(Stored records)

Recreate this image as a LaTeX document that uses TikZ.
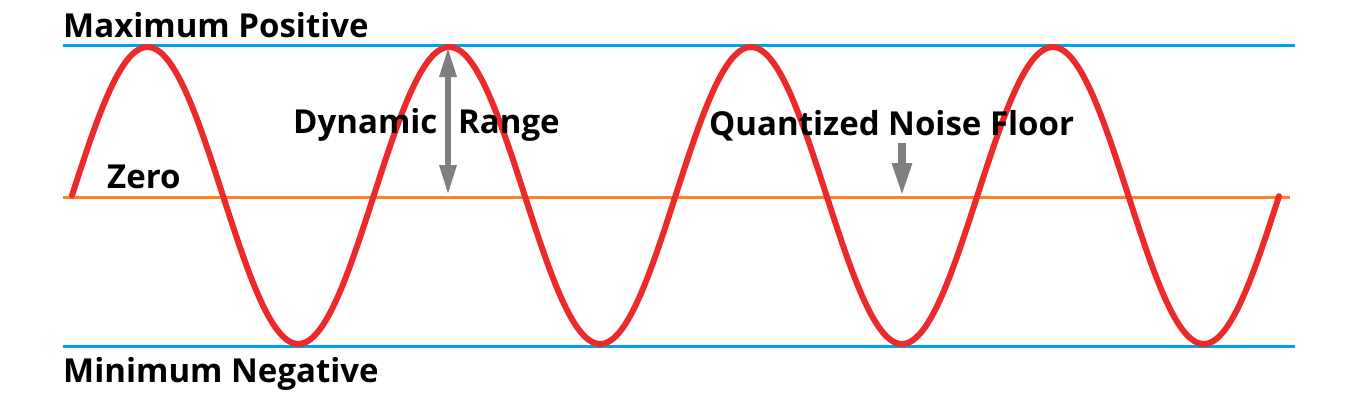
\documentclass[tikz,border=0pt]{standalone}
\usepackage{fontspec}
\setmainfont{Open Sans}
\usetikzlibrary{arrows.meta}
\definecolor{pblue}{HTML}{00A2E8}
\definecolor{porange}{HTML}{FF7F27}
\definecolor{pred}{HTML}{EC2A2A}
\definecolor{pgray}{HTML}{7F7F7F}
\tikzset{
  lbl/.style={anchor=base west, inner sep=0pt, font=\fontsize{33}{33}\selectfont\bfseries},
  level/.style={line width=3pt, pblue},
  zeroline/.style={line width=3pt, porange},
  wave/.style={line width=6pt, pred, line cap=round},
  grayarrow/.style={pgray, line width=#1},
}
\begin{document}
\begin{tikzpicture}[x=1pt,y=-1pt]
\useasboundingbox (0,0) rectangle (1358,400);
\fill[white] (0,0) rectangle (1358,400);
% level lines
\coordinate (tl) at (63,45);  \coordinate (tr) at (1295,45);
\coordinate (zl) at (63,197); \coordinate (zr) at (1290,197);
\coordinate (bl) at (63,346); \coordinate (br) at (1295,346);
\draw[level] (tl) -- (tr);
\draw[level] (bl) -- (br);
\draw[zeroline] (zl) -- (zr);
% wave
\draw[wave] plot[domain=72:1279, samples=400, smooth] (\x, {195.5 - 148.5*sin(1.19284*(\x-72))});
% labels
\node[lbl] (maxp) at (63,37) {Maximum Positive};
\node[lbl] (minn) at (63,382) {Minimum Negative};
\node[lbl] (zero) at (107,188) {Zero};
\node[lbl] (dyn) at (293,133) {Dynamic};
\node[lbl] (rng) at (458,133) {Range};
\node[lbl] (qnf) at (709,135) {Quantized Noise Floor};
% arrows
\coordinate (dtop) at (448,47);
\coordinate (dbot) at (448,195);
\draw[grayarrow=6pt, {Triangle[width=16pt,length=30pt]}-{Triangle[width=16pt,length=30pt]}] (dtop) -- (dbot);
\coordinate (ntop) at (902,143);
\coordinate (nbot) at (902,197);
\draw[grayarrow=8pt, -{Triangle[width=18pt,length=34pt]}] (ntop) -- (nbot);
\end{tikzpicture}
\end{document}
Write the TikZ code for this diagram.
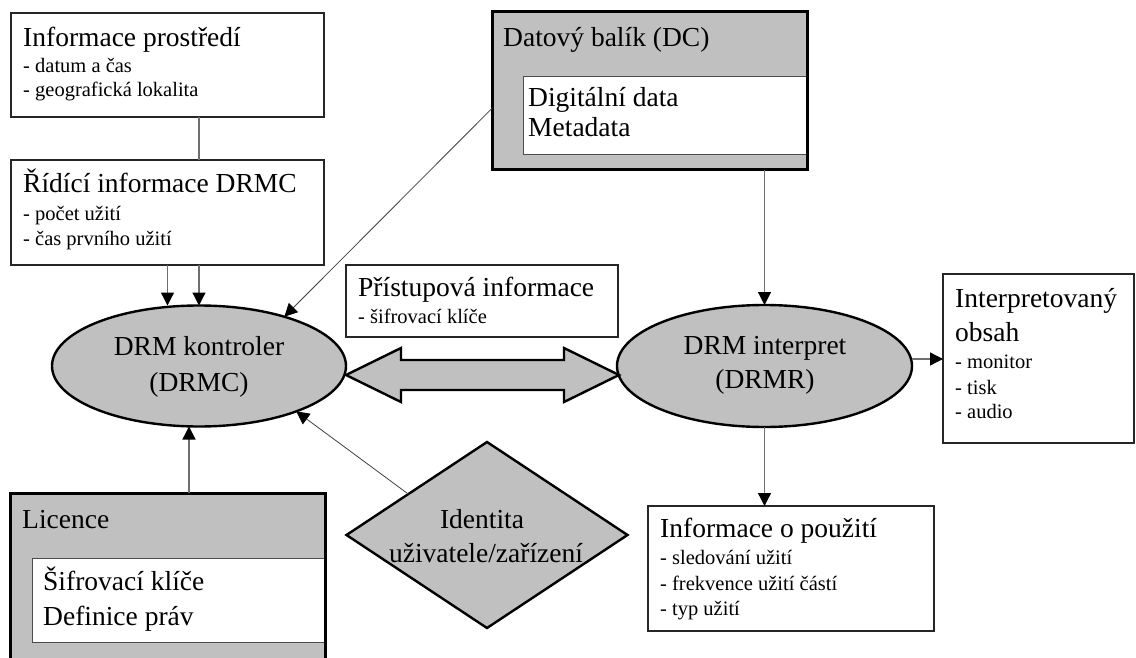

### [SHORT PROBLEM]
Which lines hold the word "this"? Show each one.

### [OUTPUT OF THE TASK]
Recreate this image as a LaTeX document that uses TikZ.
Write the TikZ code for this diagram.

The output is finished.